Ringfort (Rath), Ballyduneen, Co. Clare
Co. Clare |
Ringforts
In the townland of Ballyduneen in County Clare, a ringfort sits in the landscape largely unannounced.
Known in Irish as a rath, this type of monument is one of the most common archaeological features in Ireland, with an estimated 40,000 or more surviving across the country. They are typically circular enclosures defined by one or more earthen banks and ditches, and were used during the early medieval period, roughly between the fifth and twelfth centuries, as farmsteads or settlement sites for individual farming families. That familiarity, paradoxically, is part of what makes any single example easy to overlook.

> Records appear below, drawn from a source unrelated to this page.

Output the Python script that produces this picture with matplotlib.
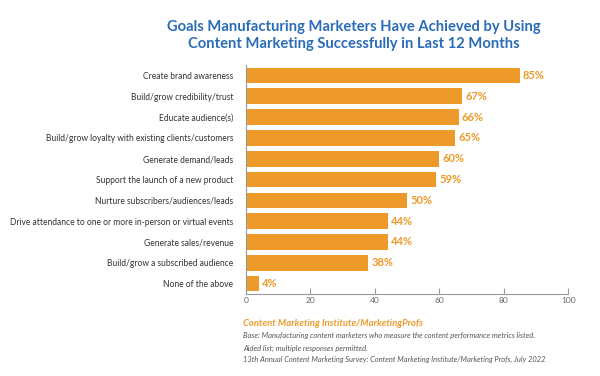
import matplotlib
matplotlib.use("Agg")
import matplotlib.pyplot as plt

categories = [
    "Create brand awareness",
    "Build/grow credibility/trust",
    "Educate audience(s)",
    "Build/grow loyalty with existing clients/customers",
    "Generate demand/leads",
    "Support the launch of a new product",
    "Nurture subscribers/audiences/leads",
    "Drive attendance to one or more in-person or virtual events",
    "Generate sales/revenue",
    "Build/grow a subscribed audience",
    "None of the above",
]
values = [85, 67, 66, 65, 60, 59, 50, 44, 44, 38, 4]
xticks = [0, 20, 40, 60, 80, 100]

orange = "#EE9A2A"
blue = "#2B6CB8"
gray = "#9A9A9A"
plt.rcParams['font.family'] = ['Lato', 'DejaVu Sans']

fig = plt.figure(figsize=(6, 3.76), dpi=100)
ax = fig.add_axes([0.41, 0.218, 0.537, 0.609])
y = list(range(len(categories)))
ax.barh(y, values, height=0.75, color=orange)
ax.set_ylim(len(categories) - 0.5, -0.5)
ax.set_xlim(0, 100)
ax.set_yticks(y)
ax.set_yticklabels(categories, fontsize=6.15, color="#333333")
ax.tick_params(axis='y', length=0, pad=9)
ax.set_xticks(xticks)
ax.set_xticklabels([str(t) for t in xticks], fontsize=6, color="#666666")
ax.tick_params(axis='x', direction='in', length=4, color=gray, pad=2)
for s in ['top', 'right']:
    ax.spines[s].set_visible(False)
for s in ['left', 'bottom']:
    ax.spines[s].set_color(gray)
    ax.spines[s].set_linewidth(0.8)
for yi, v in zip(y, values):
    ax.text(v + 1, yi, f"{v}%", va='center', ha='left', fontsize=8,
            fontweight='bold', color=orange)

fig.text(0.59, 0.905, "Goals Manufacturing Marketers Have Achieved by Using\nContent Marketing Successfully in Last 12 Months",
         ha='center', va='center', fontsize=10.6, fontweight='bold', color=blue, linespacing=1.25)

fig.text(0.405, 0.139, "Content Marketing Institute/MarketingProfs", fontsize=6.8,
         fontweight='bold', style='italic', color=orange, ha='left', va='center')
fig.text(0.405, 0.109, "Base: Manufacturing content marketers who measure the content performance metrics listed.",
         fontsize=5.4, style='italic', color="#555555", ha='left', va='center')
fig.text(0.405, 0.074, "Aided list; multiple responses permitted.",
         fontsize=5.4, style='italic', color="#555555", ha='left', va='center')
fig.text(0.405, 0.045, "13th Annual Content Marketing Survey: Content Marketing Institute/Marketing Profs, July 2022",
         fontsize=5.4, style='italic', color="#555555", ha='left', va='center')

fig.savefig("out.png", dpi=100)
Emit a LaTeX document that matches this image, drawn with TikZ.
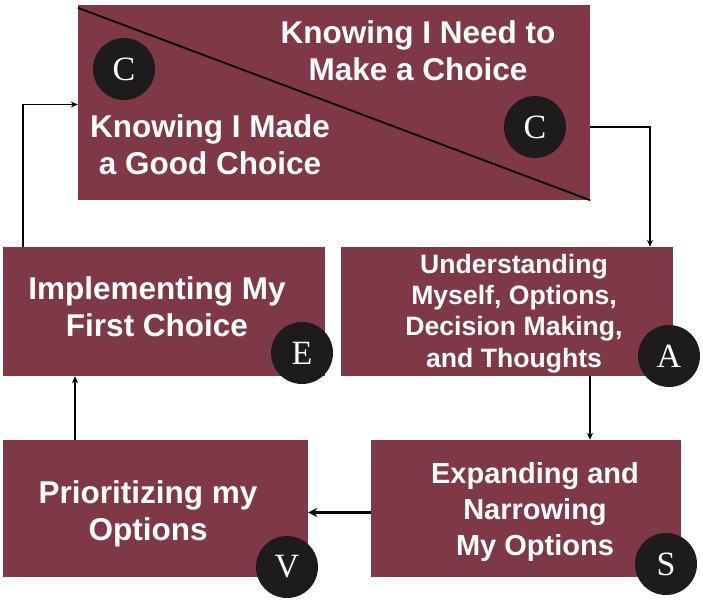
\documentclass[tikz,border=0pt]{standalone}
\usepackage{fontspec}
\setmainfont{Liberation Sans}
\newfontfamily\letterfont{Liberation Serif}
\usetikzlibrary{arrows.meta}

\definecolor{boxred}{RGB}{127,56,70}
\definecolor{dotblack}{RGB}{30,27,28}

\tikzset{
  stagebox/.style={fill=boxred, draw=none, inner sep=0pt},
  stagetext/.style={align=center, text=white, font=\bfseries\fontsize{31.5}{37}\selectfont},
  stageletter/.style={circle, fill=dotblack, text=white, minimum size=62pt, inner sep=0pt,
    font=\letterfont\fontsize{34}{34}\selectfont},
  flow/.style={draw=black, line width=1.4pt, -{Stealth[length=7pt,width=6pt]}}
}

\begin{document}
\begin{tikzpicture}[x=1pt,y=-1pt]
\useasboundingbox (0,0) rectangle (703,599);

\begin{scope}
  \node[stagebox, minimum width=512pt, minimum height=195pt] (top)    at (334,102.5) {};
  \node[stagebox, minimum width=322pt, minimum height=129pt] (impl)   at (164,311.5) {};
  \node[stagebox, minimum width=332pt, minimum height=129pt] (under)  at (507,311.5) {};
  \node[stagebox, minimum width=310pt, minimum height=137pt] (expand) at (526,508.5) {};
  \node[stagebox, minimum width=305pt, minimum height=137pt] (prior)  at (155.5,508.5) {};
\end{scope}

\draw[line width=1.8pt] ([yshift=-3pt]top.north west) -- (top.south east);

\begin{scope}
  \node[stagetext] (need)    at (418,51)  {Knowing I Need to\\Make a Choice};
  \node[stagetext] (made)    at (210,145) {Knowing I Made\\a Good Choice};
  \node[stagetext] (implt)   at (157,307) {Implementing My\\First Choice};
  \node[stagetext, font=\bfseries\fontsize{26.6}{31.3}\selectfont] (undert) at (514,313.5)
    {Understanding\\Myself, Options,\\Decision Making,\\and Thoughts};
  \node[stagetext, font=\bfseries\fontsize{29}{35.7}\selectfont] (expandt) at (535,512)
    {Expanding and\\Narrowing\\My Options};
  \node[stagetext] (priort)  at (148,514) {Prioritizing my\\Options};
\end{scope}

\begin{scope}
  \node[stageletter] (c1) at (124,69)  {C};
  \node[stageletter] (c2) at (535,127) {C};
  \node[stageletter] (le) at (302,353) {E};
  \node[stageletter] (la) at (669,356) {A};
  \node[stageletter] (lv) at (287,567) {V};
  \node[stageletter] (ls) at (666,564) {S};
\end{scope}

% arrows round the cycle
\draw[flow] ([yshift=-24.5pt]top.east) -| ([xshift=143pt]under.north);
\draw[flow] ([xshift=83pt]under.south) -- ([xshift=83pt]under.south |- expand.north);
\draw[flow, line width=3pt, -{Stealth[length=9pt,width=9pt]}] ([yshift=-4pt]expand.west) -- ([yshift=-4pt]prior.east);
\draw[flow] ([xshift=-80.5pt]prior.north) -- ([xshift=-80.5pt]prior.north |- impl.south);
\draw[flow] ([xshift=-141pt]impl.north) |- ([yshift=-2pt]top.west);

\end{tikzpicture}
\end{document}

Raths like the one at Ballyduneen were the basic unit of rural life in early medieval Ireland. The enclosing bank offered protection for livestock as much as for people, and the interior would have held a house, outbuildings, and the everyday apparatus of a farming household. In the folk tradition that developed long after they fell out of use, ringforts became associated with the supernatural, regarded as the dwelling places of the sí, or fairy folk, which meant that many were left untouched by farmers who might otherwise have levelled them for agricultural convenience. That reputation has preserved a remarkable number of them into the present day, scattered through fields and hedgerows across every county in Ireland, Clare included.